Reviews

William Doyle Your Wilderness Revisited

How refreshing to encounter, in the age of algorithmically engineered instant Spotified gratification and an unstemmable torrent of albums that barely demand a single play, a proper old-fashioned grower, intriguing enough to stick with after the first spin, and increasingly rewarding with each subsequent one. The fact that William Doyle’s first commercially available album under his own name (and his third including those as East India Youth) is only a shade over half an hour certainly helps its moreishness, but even more so is the abiding spirit of upbeat stoicism, the knottily nuanced symphonic arrangement and the knack for nagging melody that peppers the entire record.

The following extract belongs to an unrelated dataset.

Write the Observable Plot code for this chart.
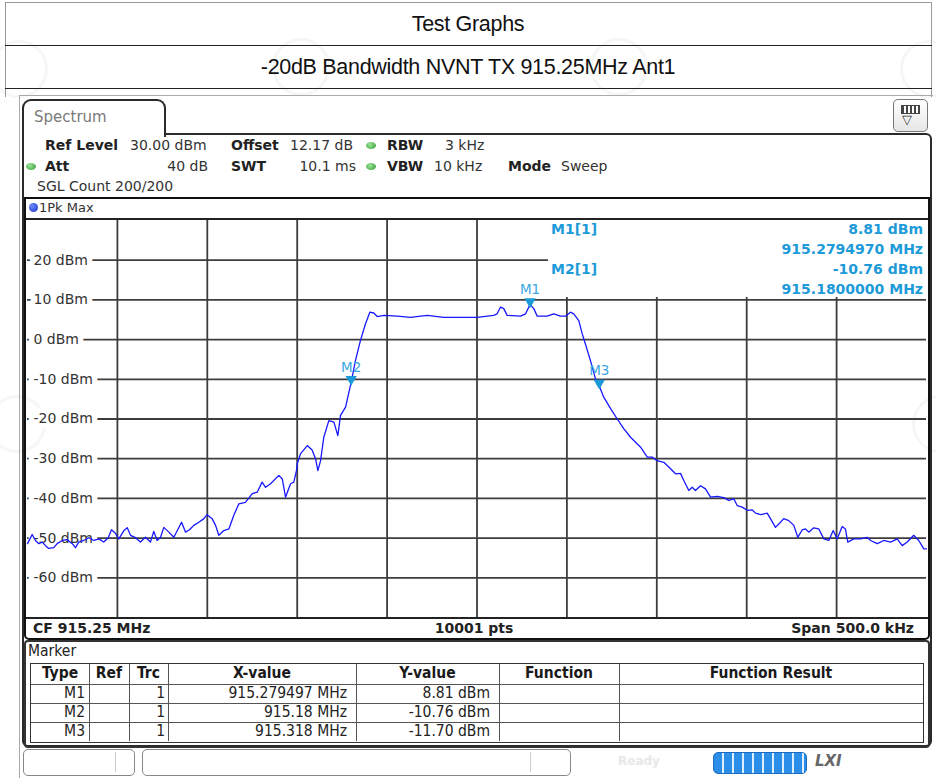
<!DOCTYPE html>
<html><head><meta charset="utf-8">
<script src="https://cdn.jsdelivr.net/npm/d3@7"></script>
<script src="https://cdn.jsdelivr.net/npm/@observablehq/plot@0.6"></script>
<style>
body{margin:0;background:#fff;}
#page{position:relative;width:936px;height:778px;overflow:hidden;font-family:"Liberation Sans",Arial,sans-serif;background:#fff;}
.a{position:absolute;}
.rs{font-family:"DejaVu Sans",Verdana,sans-serif;font-size:14px;color:#333;white-space:nowrap;line-height:16px;}
.b{font-weight:bold;color:#222;}
.gdot{position:absolute;width:10px;height:7px;border-radius:50%;background:radial-gradient(circle at 40% 35%,#9be39b,#2f9b2f);}
.cell{position:absolute;font-family:"DejaVu Sans Condensed","DejaVu Sans",sans-serif;font-size:15.5px;color:#222;white-space:nowrap;line-height:19px;}
.ro{position:absolute;font-family:"DejaVu Sans",sans-serif;font-weight:bold;font-size:14px;color:#1d9ad8;white-space:nowrap;line-height:16px;}
.wm{position:absolute;width:52px;height:52px;border-radius:50%;border:3px solid rgba(150,150,150,0.09);}
</style></head><body>
<div id="page">
  <!-- faint watermarks -->
  <div class="wm" style="left:-10px;top:40px;"></div>
  <div class="wm" style="left:272px;top:38px;"></div>
  <div class="wm" style="left:590px;top:38px;"></div>
  <div class="wm" style="left:900px;top:40px;"></div>
  <div class="wm" style="left:-12px;top:395px;"></div>
  <div class="wm" style="left:912px;top:395px;"></div>
  <!-- document header -->
  <div class="a" style="left:5px;top:2px;width:926px;height:1px;background:#999"></div>
  <div class="a" style="left:5px;top:2px;width:1px;height:95px;background:#999"></div>
  <div class="a" style="left:931px;top:2px;width:1px;height:95px;background:#999"></div>
  <div class="a" style="left:5px;top:45px;width:927px;height:1px;background:#222"></div>
  <div class="a" style="left:5px;top:88px;width:927px;height:1px;background:#222"></div>
  <div class="a" style="left:0;top:12px;width:936px;text-align:center;font-size:21.5px;color:#111;letter-spacing:-0.3px;">Test Graphs</div>
  <div class="a" style="left:0;top:55px;width:936px;text-align:center;font-size:21.5px;color:#111;letter-spacing:-0.3px;">-20dB Bandwidth NVNT TX 915.25MHz Ant1</div>

  <!-- screenshot frame -->
  <div class="a" style="left:19px;top:95px;width:914px;height:1px;background:#aaa"></div>
  <div class="a" style="left:19px;top:95px;width:1px;height:683px;background:#aaa"></div>
  <div class="a" style="left:22px;top:133px;width:906px;height:610px;border:2px solid #2a2a2a;border-radius:0 6px 6px 6px;"></div>
  <div class="a" style="left:22px;top:99px;width:140px;height:36px;border:2px solid #2a2a2a;border-bottom:none;border-radius:9px 9px 0 0;background:#fff;"></div>
  <div class="a rs" style="left:34px;top:108px;font-size:15px;color:#7a7a7a;line-height:18px;">Spectrum</div>
  <div class="a" style="left:893px;top:99px;width:33px;height:31px;border:1.5px solid #777;border-radius:5px;background:linear-gradient(#fff,#e6e6e6);"></div>
  <div class="a" style="left:901px;top:105px;width:17px;height:7px;border:1.5px solid #444;background:repeating-linear-gradient(90deg,#444 0 2px,#fff 2px 4px);"></div>
  <div class="a" style="left:902px;top:112px;font-size:13px;color:#333;">▽</div>

  <!-- settings rows -->
  <div class="a rs b" style="left:45px;top:137px;">Ref Level</div>
  <div class="a rs" style="left:130px;top:137px;">30.00 dBm</div>
  <div class="a rs b" style="left:231px;top:137px;">Offset</div>
  <div class="a rs" style="left:290px;top:137px;">12.17 dB</div>
  <div class="gdot" style="left:366px;top:142px;"></div>
  <div class="a rs b" style="left:387px;top:137px;">RBW</div>
  <div class="a rs" style="left:445px;top:137px;">3 kHz</div>

  <div class="gdot" style="left:26px;top:163px;"></div>
  <div class="a rs b" style="left:45px;top:158px;">Att</div>
  <div class="a rs" style="left:130px;top:158px;width:78px;text-align:right;">40 dB</div>
  <div class="a rs b" style="left:231px;top:158px;">SWT</div>
  <div class="a rs" style="left:280px;top:158px;width:76px;text-align:right;">10.1 ms</div>
  <div class="gdot" style="left:366px;top:163px;"></div>
  <div class="a rs b" style="left:387px;top:158px;">VBW</div>
  <div class="a rs" style="left:434px;top:158px;">10 kHz</div>
  <div class="a rs b" style="left:508px;top:158px;">Mode</div>
  <div class="a rs" style="left:561px;top:158px;">Sweep</div>
  <div class="a rs" style="left:37px;top:178px;">SGL Count 200/200</div>

  <!-- plot box -->
  <div class="a" style="left:24px;top:197px;width:902px;height:439px;border:2px solid #111;border-radius:0 0 5px 5px;"></div>
  <div class="a" style="left:29px;top:203px;width:9px;height:9px;border-radius:50%;background:radial-gradient(circle at 35% 35%,#6f8cff,#1430c8);"></div>
  <div class="a rs" style="left:39px;top:200px;font-size:13px;">1Pk Max</div>
  <div class="a" style="left:26px;top:218px;width:902px;height:2px;background:#222"></div>
  <div class="a" style="left:26px;top:617px;width:902px;height:2px;background:#222"></div>
  <div class="a rs b" style="left:33px;top:620px;">CF 915.25 MHz</div>
  <div class="a rs b" style="left:374px;top:620px;width:200px;text-align:center;">10001 pts</div>
  <div class="a rs b" style="left:700px;top:620px;width:214px;text-align:right;">Span 500.0 kHz</div>

  <div id="chart" class="a" style="left:27px;top:220px;width:899px;height:397px;"></div>

  <!-- marker readout -->
  <div class="a" style="left:548px;top:220px;width:378px;height:77px;background:#fff;"></div>
  <div class="ro" style="left:551px;top:221px;">M1[1]</div>
  <div class="ro" style="left:640px;top:221px;width:283px;text-align:right;">8.81 dBm</div>
  <div class="ro" style="left:640px;top:241px;width:283px;text-align:right;">915.2794970 MHz</div>
  <div class="ro" style="left:551px;top:261px;">M2[1]</div>
  <div class="ro" style="left:640px;top:261px;width:283px;text-align:right;">-10.76 dBm</div>
  <div class="ro" style="left:640px;top:281px;width:283px;text-align:right;">915.1800000 MHz</div>

  <!-- marker table -->
  <div class="a" style="left:24px;top:640px;width:902px;height:104px;border:2px solid #333;border-radius:4px;"></div>
  <div class="cell" style="left:28px;top:642px;">Marker</div>
  <div id="tbl" class="a" style="left:30px;top:663px;width:892px;height:78px;border:1px solid #333;"></div>

  <!-- status bar -->
  <div class="a" style="left:23px;top:749px;width:110px;height:25px;border:1px solid #888;border-radius:5px;"></div>
  <div class="a" style="left:142px;top:749px;width:427px;height:25px;border:1px solid #888;border-radius:5px;"></div>
  <div class="a" style="left:530px;top:752px;width:1px;height:20px;background:#ccc"></div>
  <div class="a" style="left:115px;top:752px;width:1px;height:20px;background:#ccc"></div>
  <div class="a" style="left:618px;top:754px;font-family:'DejaVu Sans';font-weight:bold;font-size:12px;color:#e8e8e8;">Ready</div>
  <div class="a" style="left:713px;top:752px;width:92px;height:20px;border-radius:5px;background:repeating-linear-gradient(90deg,#2b8ee8 0 8px,#dfefff 8px 10px);border:1px solid #1a6cc0;"></div>
  <div class="a" style="left:815px;top:752px;font-family:'DejaVu Sans';font-weight:bold;font-style:italic;font-size:15px;color:#666;">LXI</div>
</div>
<script>
// ---- data ----
const freqMHz = [
915.0000,915.0026,915.0044,915.0063,915.0082,915.0100,915.0118,915.0146,915.0165,915.0193,
915.0221,915.0249,915.0267,915.0285,915.0313,915.0341,915.0369,915.0397,915.0424,915.0449,
915.0467,915.0489,915.0508,915.0536,915.0555,915.0573,915.0601,915.0628,915.0656,915.0684,
915.0702,915.0721,915.0740,915.0758,915.0786,915.0814,915.0833,915.0857,915.0879,915.0901,
915.0925,915.0953,915.0981,915.0999,915.1027,915.1046,915.1064,915.1092,915.1120,915.1147,
915.1175,915.1212,915.1250,915.1278,915.1305,915.1324,915.1352,915.1398,915.1417,915.1435,
915.1463,915.1481,915.1496,915.1500,915.1518,915.1556,915.1583,915.1602,915.1615,915.1630,
915.1648,915.1676,915.1704,915.1726,915.1741,915.1769,915.1800,915.1824,915.1852,915.1880,
915.1904,915.1926,915.1945,915.1982,915.2056,915.2130,915.2223,915.2315,915.2408,915.2501,
915.2593,915.2612,915.2631,915.2649,915.2668,915.2742,915.2770,915.279497,915.2816,915.2835,
915.2890,915.2927,915.2964,915.2992,915.3020,915.3038,915.3066,915.3085,915.3103,915.3131,
915.3159,915.3180,915.3205,915.3243,915.3280,915.3317,915.3354,915.3410,915.3447,915.3474,
915.3502,915.3539,915.3567,915.3604,915.3632,915.3650,915.3678,915.3697,915.3715,915.3743,
915.3771,915.3799,915.3836,915.3873,915.3900,915.3928,915.3947,915.3975,915.4003,915.4031,
915.4049,915.4077,915.4114,915.4132,915.4160,915.4188,915.4206,915.4234,915.4262,915.4284,
915.4309,915.4327,915.4345,915.4373,915.4401,915.4429,915.4457,915.4481,915.4503,915.4531,
915.4549,915.4562,915.4596,915.4633,915.4670,915.4689,915.4726,915.4763,915.4800,915.4837,
915.4865,915.4893,915.4929,915.4957,915.4985,915.5000];
const levelDbm = [
-51.4,-49.1,-50.6,-51.4,-51.0,-51.9,-52.6,-52.4,-51.4,-50.6,
-50.4,-51.4,-52.4,-51.0,-50.6,-49.9,-50.6,-50.2,-51.0,-49.9,
-47.9,-48.8,-50.2,-48.1,-47.4,-49.3,-49.9,-51.0,-49.8,-51.0,
-48.3,-50.6,-49.8,-47.3,-48.5,-49.8,-48.1,-46.0,-48.5,-47.9,
-46.8,-46.0,-45.1,-44.1,-45.1,-46.8,-49.3,-48.1,-47.7,-44.3,
-41.4,-41.0,-38.8,-38.4,-35.9,-37.2,-36.3,-34.2,-35.1,-39.7,
-36.3,-35.9,-33.0,-31.3,-28.8,-26.7,-27.8,-30.0,-33.0,-30.5,
-24.6,-20.4,-20.8,-24.2,-19.1,-17.0,-10.76,-5.3,-0.2,4.0,
6.9,6.7,5.8,6.1,5.9,5.6,6.1,5.6,5.6,5.6,
6.1,6.5,8.2,7.8,6.1,5.9,6.5,8.81,7.8,5.9,
5.9,6.5,5.9,5.9,6.9,6.5,4.8,1.5,-1.1,-5.3,
-9.9,-11.7,-14.5,-17.4,-20.0,-22.5,-24.6,-27.1,-29.6,-29.6,
-30.5,-30.9,-32.1,-33.8,-33.7,-35.5,-38.0,-37.2,-38.0,-36.8,
-37.6,-39.7,-39.5,-39.8,-40.5,-40.1,-41.8,-42.2,-43.0,-42.9,
-43.7,-44.1,-43.7,-45.1,-47.3,-46.0,-45.1,-45.6,-46.8,-49.8,
-47.9,-47.7,-48.5,-47.4,-47.7,-50.2,-50.6,-48.1,-50.2,-47.1,
-47.7,-51.0,-50.2,-50.2,-49.8,-50.6,-51.4,-50.6,-51.0,-50.2,
-51.9,-51.0,-49.3,-50.6,-52.7,-52.7];
const markerNames = ["M1","M2","M3"];
const markerFreq = [915.279497, 915.18, 915.318];
const markerLevel = [8.81, -10.76, -11.70];
const markerXText = ["915.279497 MHz","915.18 MHz","915.318 MHz"];
const markerYText = ["8.81 dBm","-10.76 dBm","-11.70 dBm"];
const yTicks = [20,10,0,-10,-20,-30,-40,-50,-60];
const xGrid = [915.05,915.10,915.15,915.20,915.25,915.30,915.35,915.40,915.45];
const xDomain = [915.0, 915.5];
const yDomain = [-70, 30];
const tableHeaders = ["Type","Ref","Trc","X-value","Y-value","Function","Function Result"];

// ---- chart ----
const n = Math.min(freqMHz.length, levelDbm.length);
const trace = d3.range(n).map(i => ({f: freqMHz[i], L: levelDbm[i]}));
const markers = markerNames.map((m, i) => ({m, f: markerFreq[i], L: markerLevel[i]}));

const chart = Plot.plot({
  width: 899, height: 397, margin: 0,
  x: {domain: xDomain, axis: null},
  y: {domain: yDomain, axis: null},
  style: {background: "transparent", overflow: "visible"},
  marks: [
    Plot.ruleX(xGrid, {stroke: "#3d3d3d", strokeWidth: 1.8}),
    Plot.ruleY(yTicks, {stroke: "#3d3d3d", strokeWidth: 1.8}),
    Plot.text(yTicks, {y: d => d, frameAnchor: "left", dx: 6, textAnchor: "start",
      text: d => `${d} dBm`, fill: "#333", stroke: "white", strokeWidth: 11, paintOrder: "stroke",
      fontSize: 14, fontFamily: "DejaVu Sans"}),
    Plot.line(trace, {x: "f", y: "L", stroke: "#1818ff", strokeWidth: 1.3}),
    Plot.dot(markers, {x: "f", y: "L", symbol: "triangle", rotate: 180, r: 4.2, fill: "#1c9ad8", dy: -3}),
    Plot.text(markers, {x: "f", y: "L", text: "m", dy: -15, fill: "#3aa7e2", fontSize: 13.5, fontFamily: "DejaVu Sans"})
  ]
});
document.getElementById("chart").appendChild(chart);

// ---- marker table ----
const tbl = document.getElementById("tbl");
const colX = [0, 58, 98, 137, 325, 468, 588, 892]; // column boundaries relative to table
const padR = [4, 4, 3, 9, 9, 4, 4];
const rowY = [0, 20, 39, 58, 78];
for (let c = 1; c < colX.length - 1; c++) {
  const v = document.createElement("div");
  v.className = "a"; v.style.cssText = `left:${colX[c]}px;top:0;width:1px;height:77px;background:#555`;
  tbl.appendChild(v);
}
for (let r = 1; r < rowY.length - 1; r++) {
  const h = document.createElement("div");
  h.className = "a"; h.style.cssText = `left:0;top:${rowY[r]}px;width:892px;height:1px;background:#555`;
  tbl.appendChild(h);
}
tableHeaders.forEach((t, c) => {
  const d = document.createElement("div");
  d.className = "cell";
  d.style.cssText = `left:${colX[c]}px;top:${rowY[0]}px;width:${colX[c+1]-colX[c]}px;text-align:center;font-weight:bold;color:#1a1a1a;`;
  d.textContent = t; tbl.appendChild(d);
});
markerNames.forEach((m, r) => {
  const vals = [m, "", "1", markerXText[r], markerYText[r], "", ""];
  vals.forEach((t, c) => {
    if (!t) return;
    const d = document.createElement("div");
    d.className = "cell";
    d.style.cssText = `left:${colX[c]}px;top:${rowY[r+1]}px;width:${colX[c+1]-colX[c]-padR[c]}px;text-align:right;`;
    d.textContent = t; tbl.appendChild(d);
  });
});
</script>
</body></html>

It’s also rather pleasingly unpigeonholeable, too: opener ‘Millersdale’ starts with flourishes of static and reverberating arpeggios that hint at something potentially sterile before exploding halfway into ecstatic squawking sax and thrumming percussion; equally, ‘Nobody Else will Tell You’ gently hints at electronica without ever turning Full Bleep, and both ‘Zionshill’ and ‘Full Catastrophe Living’ develop bucolically folky textures – all field recordings and softly caressed acoustic instruments – before taking them into the studio and commencing deconstruction by mixing desk.

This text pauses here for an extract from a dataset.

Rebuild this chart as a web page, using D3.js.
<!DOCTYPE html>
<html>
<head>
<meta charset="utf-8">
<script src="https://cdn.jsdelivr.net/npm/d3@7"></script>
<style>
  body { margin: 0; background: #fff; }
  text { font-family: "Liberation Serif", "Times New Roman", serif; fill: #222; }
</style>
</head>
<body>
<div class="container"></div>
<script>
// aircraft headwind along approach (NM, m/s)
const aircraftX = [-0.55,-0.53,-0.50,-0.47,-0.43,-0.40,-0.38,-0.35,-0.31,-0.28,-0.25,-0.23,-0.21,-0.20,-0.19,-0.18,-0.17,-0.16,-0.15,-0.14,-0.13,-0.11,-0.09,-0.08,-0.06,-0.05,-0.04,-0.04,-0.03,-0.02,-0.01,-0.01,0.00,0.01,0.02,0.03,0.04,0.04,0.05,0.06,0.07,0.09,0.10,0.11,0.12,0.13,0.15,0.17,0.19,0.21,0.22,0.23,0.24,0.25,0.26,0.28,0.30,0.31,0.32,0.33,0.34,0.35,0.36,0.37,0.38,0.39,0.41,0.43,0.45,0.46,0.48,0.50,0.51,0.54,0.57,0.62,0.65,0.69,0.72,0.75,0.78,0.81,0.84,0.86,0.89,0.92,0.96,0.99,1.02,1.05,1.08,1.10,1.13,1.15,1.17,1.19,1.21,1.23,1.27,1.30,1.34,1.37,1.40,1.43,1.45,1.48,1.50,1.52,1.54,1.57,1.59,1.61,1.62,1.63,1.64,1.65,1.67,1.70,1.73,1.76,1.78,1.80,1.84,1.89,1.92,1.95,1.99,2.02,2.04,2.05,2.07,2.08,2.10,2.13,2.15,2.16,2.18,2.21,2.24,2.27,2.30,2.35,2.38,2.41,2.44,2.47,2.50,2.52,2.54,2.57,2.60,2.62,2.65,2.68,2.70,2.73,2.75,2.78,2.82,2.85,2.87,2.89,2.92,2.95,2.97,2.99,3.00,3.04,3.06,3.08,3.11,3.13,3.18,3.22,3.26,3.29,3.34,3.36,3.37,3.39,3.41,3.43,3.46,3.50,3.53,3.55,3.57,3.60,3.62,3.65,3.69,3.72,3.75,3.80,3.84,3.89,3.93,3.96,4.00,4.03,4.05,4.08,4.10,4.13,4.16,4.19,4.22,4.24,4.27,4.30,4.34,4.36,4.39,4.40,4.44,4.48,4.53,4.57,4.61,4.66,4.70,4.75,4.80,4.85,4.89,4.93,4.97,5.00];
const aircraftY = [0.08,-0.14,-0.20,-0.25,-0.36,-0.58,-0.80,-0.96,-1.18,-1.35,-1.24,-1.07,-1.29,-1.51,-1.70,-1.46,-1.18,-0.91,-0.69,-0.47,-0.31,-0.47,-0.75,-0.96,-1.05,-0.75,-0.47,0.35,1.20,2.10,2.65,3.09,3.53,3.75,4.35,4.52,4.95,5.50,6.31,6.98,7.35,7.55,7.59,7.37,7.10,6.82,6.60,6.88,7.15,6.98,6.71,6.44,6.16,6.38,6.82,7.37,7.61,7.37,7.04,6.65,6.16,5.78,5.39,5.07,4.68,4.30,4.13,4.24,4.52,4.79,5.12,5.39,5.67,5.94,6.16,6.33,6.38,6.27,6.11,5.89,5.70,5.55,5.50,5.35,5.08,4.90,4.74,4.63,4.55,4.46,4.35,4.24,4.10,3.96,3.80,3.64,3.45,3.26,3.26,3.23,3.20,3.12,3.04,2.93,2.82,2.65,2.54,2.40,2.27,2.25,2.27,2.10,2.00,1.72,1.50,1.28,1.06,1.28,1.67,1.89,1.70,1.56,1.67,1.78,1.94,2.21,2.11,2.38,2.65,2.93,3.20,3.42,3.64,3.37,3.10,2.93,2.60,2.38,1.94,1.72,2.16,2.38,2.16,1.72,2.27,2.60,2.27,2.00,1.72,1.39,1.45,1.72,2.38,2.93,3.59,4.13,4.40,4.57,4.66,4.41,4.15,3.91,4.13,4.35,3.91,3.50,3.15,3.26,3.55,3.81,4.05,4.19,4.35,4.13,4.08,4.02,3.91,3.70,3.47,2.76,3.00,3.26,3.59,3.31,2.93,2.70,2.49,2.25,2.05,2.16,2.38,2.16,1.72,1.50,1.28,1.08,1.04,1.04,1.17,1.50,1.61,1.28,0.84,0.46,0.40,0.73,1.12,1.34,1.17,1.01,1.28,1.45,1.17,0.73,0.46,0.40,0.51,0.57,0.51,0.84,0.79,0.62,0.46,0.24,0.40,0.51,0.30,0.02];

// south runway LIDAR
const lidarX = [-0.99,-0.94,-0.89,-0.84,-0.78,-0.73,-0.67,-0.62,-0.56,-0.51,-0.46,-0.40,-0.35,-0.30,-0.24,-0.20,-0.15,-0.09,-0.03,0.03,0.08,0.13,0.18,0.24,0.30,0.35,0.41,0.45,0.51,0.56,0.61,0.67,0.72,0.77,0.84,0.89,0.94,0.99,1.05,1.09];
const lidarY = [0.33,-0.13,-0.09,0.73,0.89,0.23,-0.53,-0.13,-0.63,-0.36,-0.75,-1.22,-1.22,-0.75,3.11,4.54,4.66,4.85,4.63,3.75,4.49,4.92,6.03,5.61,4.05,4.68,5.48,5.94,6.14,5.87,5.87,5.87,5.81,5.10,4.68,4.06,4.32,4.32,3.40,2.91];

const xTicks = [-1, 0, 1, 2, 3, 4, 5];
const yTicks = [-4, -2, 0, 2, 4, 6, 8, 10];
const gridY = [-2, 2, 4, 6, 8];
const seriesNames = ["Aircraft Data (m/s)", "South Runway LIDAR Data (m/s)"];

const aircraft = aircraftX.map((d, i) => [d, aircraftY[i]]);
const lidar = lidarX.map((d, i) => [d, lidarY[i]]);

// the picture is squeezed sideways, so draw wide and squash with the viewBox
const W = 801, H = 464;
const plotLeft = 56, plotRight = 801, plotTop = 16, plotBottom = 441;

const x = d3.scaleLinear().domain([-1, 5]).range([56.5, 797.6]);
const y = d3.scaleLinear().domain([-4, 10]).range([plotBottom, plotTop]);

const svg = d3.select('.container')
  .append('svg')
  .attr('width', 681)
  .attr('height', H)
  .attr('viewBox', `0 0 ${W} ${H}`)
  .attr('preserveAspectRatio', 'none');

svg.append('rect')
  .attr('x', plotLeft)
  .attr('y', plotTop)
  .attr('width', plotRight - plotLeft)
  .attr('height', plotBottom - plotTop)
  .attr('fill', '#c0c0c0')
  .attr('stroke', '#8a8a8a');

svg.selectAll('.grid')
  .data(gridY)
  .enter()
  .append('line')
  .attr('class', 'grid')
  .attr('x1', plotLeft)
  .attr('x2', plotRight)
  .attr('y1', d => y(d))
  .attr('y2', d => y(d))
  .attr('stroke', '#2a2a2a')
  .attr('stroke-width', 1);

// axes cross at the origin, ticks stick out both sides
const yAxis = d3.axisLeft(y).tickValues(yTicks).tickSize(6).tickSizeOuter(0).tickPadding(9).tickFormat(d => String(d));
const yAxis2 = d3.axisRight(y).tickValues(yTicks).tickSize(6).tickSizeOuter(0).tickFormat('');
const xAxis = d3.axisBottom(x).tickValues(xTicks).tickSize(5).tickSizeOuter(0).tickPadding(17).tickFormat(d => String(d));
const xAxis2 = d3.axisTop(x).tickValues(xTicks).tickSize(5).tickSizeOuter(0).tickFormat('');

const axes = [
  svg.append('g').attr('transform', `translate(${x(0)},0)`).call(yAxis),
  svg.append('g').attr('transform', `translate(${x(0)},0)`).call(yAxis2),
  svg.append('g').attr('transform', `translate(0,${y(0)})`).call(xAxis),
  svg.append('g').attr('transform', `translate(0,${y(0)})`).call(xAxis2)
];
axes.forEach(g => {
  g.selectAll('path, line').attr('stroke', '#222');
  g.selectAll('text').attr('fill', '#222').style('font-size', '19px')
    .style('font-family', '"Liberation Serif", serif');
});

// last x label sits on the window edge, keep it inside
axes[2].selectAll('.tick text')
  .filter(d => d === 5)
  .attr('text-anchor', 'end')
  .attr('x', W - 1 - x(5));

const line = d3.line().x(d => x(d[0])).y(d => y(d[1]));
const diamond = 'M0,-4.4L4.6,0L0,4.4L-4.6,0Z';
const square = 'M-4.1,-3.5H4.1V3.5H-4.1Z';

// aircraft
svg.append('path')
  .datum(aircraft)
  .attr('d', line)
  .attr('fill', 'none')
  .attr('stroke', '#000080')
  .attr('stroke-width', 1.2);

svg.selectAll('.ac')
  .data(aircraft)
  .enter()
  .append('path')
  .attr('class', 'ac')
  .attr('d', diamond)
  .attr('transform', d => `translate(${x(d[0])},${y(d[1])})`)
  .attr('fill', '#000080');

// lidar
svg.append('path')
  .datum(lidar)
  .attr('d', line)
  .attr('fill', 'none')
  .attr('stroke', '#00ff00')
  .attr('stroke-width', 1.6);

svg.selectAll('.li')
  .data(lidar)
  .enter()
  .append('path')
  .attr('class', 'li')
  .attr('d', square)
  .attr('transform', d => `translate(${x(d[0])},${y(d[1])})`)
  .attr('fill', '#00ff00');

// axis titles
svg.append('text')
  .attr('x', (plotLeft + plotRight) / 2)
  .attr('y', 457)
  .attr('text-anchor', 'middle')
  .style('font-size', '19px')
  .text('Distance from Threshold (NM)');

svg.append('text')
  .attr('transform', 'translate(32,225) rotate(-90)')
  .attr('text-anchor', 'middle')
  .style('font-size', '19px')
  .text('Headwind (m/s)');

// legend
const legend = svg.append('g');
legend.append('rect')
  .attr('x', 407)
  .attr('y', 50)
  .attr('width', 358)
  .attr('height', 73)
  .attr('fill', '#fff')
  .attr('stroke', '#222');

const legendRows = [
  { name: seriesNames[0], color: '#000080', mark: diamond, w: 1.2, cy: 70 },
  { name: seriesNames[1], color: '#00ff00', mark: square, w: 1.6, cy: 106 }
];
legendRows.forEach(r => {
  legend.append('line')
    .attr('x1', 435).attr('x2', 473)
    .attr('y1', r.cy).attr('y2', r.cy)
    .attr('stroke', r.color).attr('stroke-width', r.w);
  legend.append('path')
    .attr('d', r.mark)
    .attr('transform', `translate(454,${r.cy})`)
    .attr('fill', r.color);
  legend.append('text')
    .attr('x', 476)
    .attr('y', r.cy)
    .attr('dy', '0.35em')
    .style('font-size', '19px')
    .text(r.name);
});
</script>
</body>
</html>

The opening of ‘Design Guide’, with its strange, abstracted spoken slogans (“distinctive and positive identity”; “an understandable layout”, etc.), feels slightly conceptually confused, but the pleasure in complexity and attendant euphoria is quickly restored with a gambolling guitar solo and Doyle’s layered one-man choir, and it’s far from fatal for a record that clearly revels in its own addictiveness, content that its idiosyncrasies will intrigue, not repel.